I realized later that a lot of that perception came from my own insecurities along with the way I was raised: I worried a lot about looking stupid to people, primarily because I’d had to continually prove myself in high school, so I didn’t understand the difference between showing off and being confident.  I also was raised in a place where any form of self-promotion really is considered showing off.

Walking the line between self-confidence and showing off is extremely difficult.  In academia, I’ve come to accept that promoting yourself and showing people your strengths and abilities is crucial for your success.  You have to toot your own horn because you certainly can’t count on anyone else to do it for you.  Likewise, this happens a lot in business.  In the rest of the world, people don’t want to hear about it: being confident and promoting yourself are equated with snobbery.

I’m trying to learn that you can’t win them all.  You can be very careful about what you say (or more importantly, what you don’t say), but sometimes people’s insecurities can override every interaction, interjecting things that really aren’t there.

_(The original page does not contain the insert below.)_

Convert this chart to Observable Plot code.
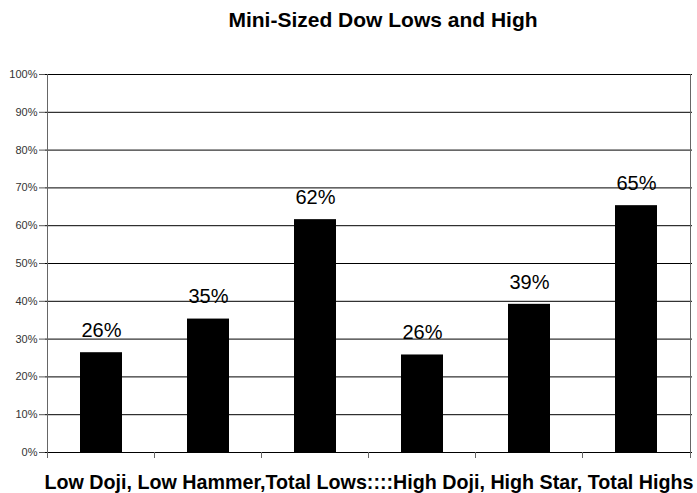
<!DOCTYPE html>
<html>
<head>
<meta charset="utf-8">
<script src="https://cdn.jsdelivr.net/npm/d3@7"></script>
<script src="https://cdn.jsdelivr.net/npm/@observablehq/plot@0.6"></script>
<style>
  html, body { margin: 0; padding: 0; background: #fff; }
  svg { display: block; }
</style>
</head>
<body>
<div id="chart"></div>
<script>
const categories = ["Low Doji", "Low Hammer", "Total Lows", "High Doji", "High Star", "Total Highs"];
const values = [0.264, 0.353, 0.616, 0.258, 0.392, 0.653];
const labels = ["26%", "35%", "62%", "26%", "39%", "65%"];
const yTicks = [0, 0.1, 0.2, 0.3, 0.4, 0.5, 0.6, 0.7, 0.8, 0.9, 1.0];
const title = "Mini-Sized Dow Lows and High";
const xTitle = "Low Doji, Low Hammer,Total Lows::::High Doji, High Star, Total Highs";

const data = categories.map((c, i) => ({category: c, value: values[i], label: labels[i]}));
const halfStep = 54;

const chart = Plot.plot({
  width: 697,
  height: 493,
  marginLeft: 45,
  marginRight: 5,
  marginTop: 74,
  marginBottom: 41,
  style: {fontFamily: "'Liberation Sans', Arial, sans-serif", background: "#fff"},
  x: {domain: categories, paddingInner: 0.61, paddingOuter: 0.305, axis: null},
  y: {domain: [0, 1], axis: null},
  marks: [
    Plot.ruleY(yTicks, {stroke: "#000", strokeWidth: 1}),
    Plot.axisY(yTicks, {tickSize: 6, tickPadding: 2, tickFormat: d3.format(".0%"), fontSize: 11, fill: "#333", stroke: "#555", label: null}),
    Plot.barY(data, {x: "category", y: "value", fill: "#000"}),
    Plot.ruleX([categories[0]], {dx: -halfStep, stroke: "#666", insetBottom: -6}),
    Plot.ruleX(categories.slice(1), {dx: -halfStep, y1: 0, y2: 0, insetBottom: -6, stroke: "#666"}),
    Plot.ruleX([categories[categories.length - 1]], {dx: halfStep, stroke: "#666", insetBottom: -6}),
    Plot.text(data, {x: "category", y: "value", text: "label", dy: -22, fontSize: 20, fill: "#000"}),
    Plot.text([title], {frameAnchor: "top", lineAnchor: "middle", dy: -54, dx: 14, fontSize: 21, fontWeight: "bold", fill: "#000"}),
    Plot.text([xTitle], {frameAnchor: "bottom", lineAnchor: "middle", dy: 30, fontSize: 19.7, fontWeight: "bold", fill: "#000"})
  ]
});
document.getElementById("chart").appendChild(chart);
</script>
</body>
</html>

I was reminded of this when my husband told me about one of the farmers near his hometown.  I’d met him a few times and thought he was very nice.  He was from a generation that simply didn’t go to college.  He did, however, and then returned home to farm.  This was really irksome to other people in the area who hadn’t chosen or couldn’t afford to go college, and the hostility was so apparent that it spread to their kids.  Fortunately, the grandkids seem to be over it, but it seems hard to believe that some people would get that upset about a college degree.  On the other hand, given that many of the people from my parent’s generation grew up in communities like this, it made me realize that this isn’t an isolated attitude.  In some places, it doesn’t matter that you’re wearing overalls if you’re a smarty pants…whether or not it’s true.